Камера представляет цилиндр, аршин трех или четырех в диаметре. Вверху — небольшое окно, забранное двумя решетками. Решетки скрадывают свет, а зимой, когда вставляются двойные рамы, в камере становится так темно, что даже днем читать или писать становится невозможно. Вечером вспыхивает электрическая лампочка, подвешенная к потолку. Она подвешена высоко, и, даже стоя под нею, читать можно лишь с большим напряжением. Ни коек, ни нар в камере нет. Маленький столик и два-три табурета уносятся на ночь. Спать приходится прямо на полу. Стены вверху бледно-серые. Внизу, аршина на два от пола, идет траурная черная полоса.
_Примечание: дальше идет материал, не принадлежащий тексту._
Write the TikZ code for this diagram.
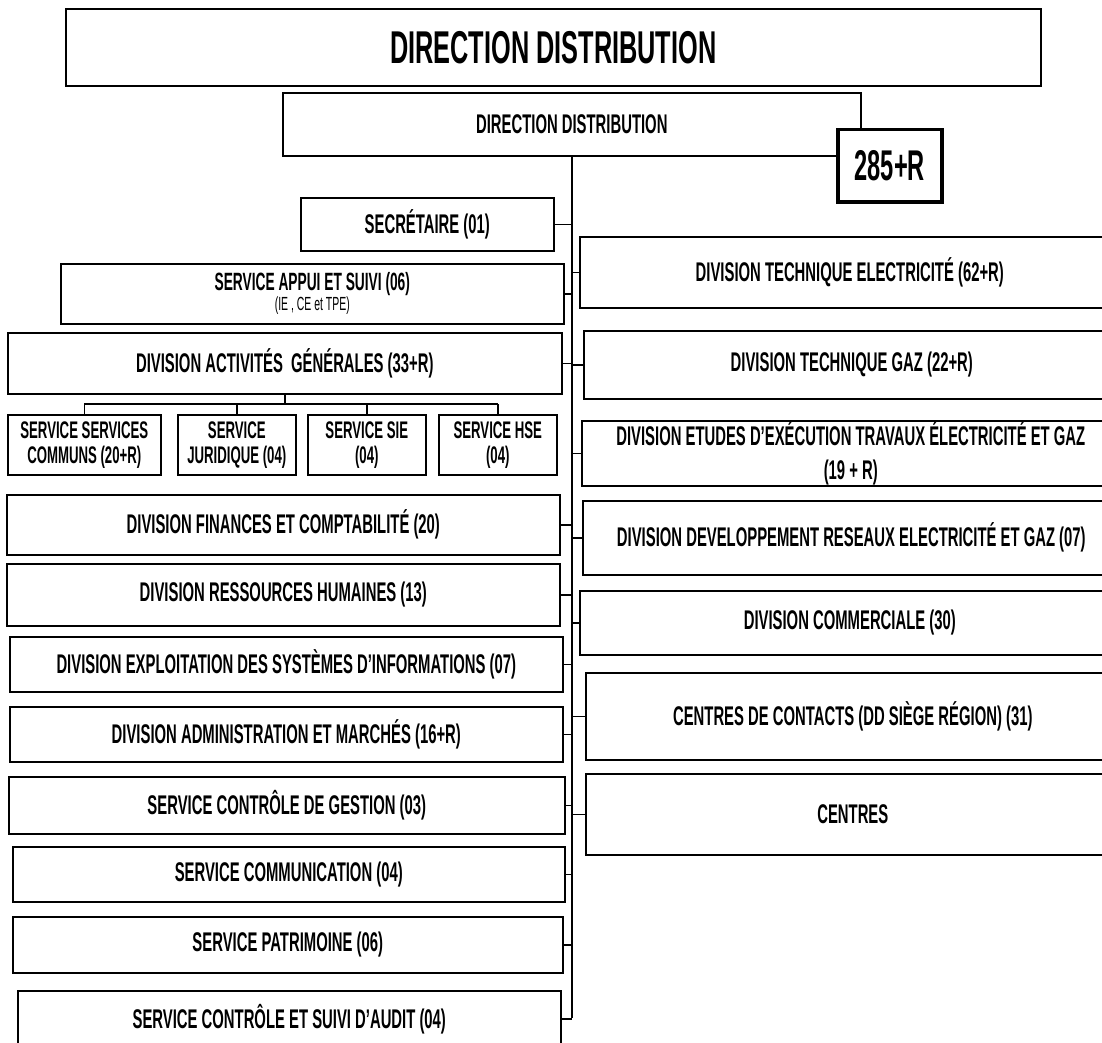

Камеры верхнего этажа каждой башни лучше. Они суше, светлее; из окон можно видеть город, площадь за тюрьмой, проходящих по площади людей. Нижние камеры врыты глубоко в землю, так что их полукруглые окна помещаются на уровне тюремного двора. Люди тут как будто опущены в колодец, траурно-темный, холодный и сырой. Из окон они могут видеть ноги гуляющих по двору арестантов. Против каждой башни стоит надзиратель с ружьем.
Тут помещаются смертники.
В том году, к которому относятся наблюдения нашего случайного корреспондента, их перебывало свыше сорока. Это были все сравнительно молодые люди, преимущественно рабочие местного крупного железоделательного завода, осужденные по делам об экспроприациях.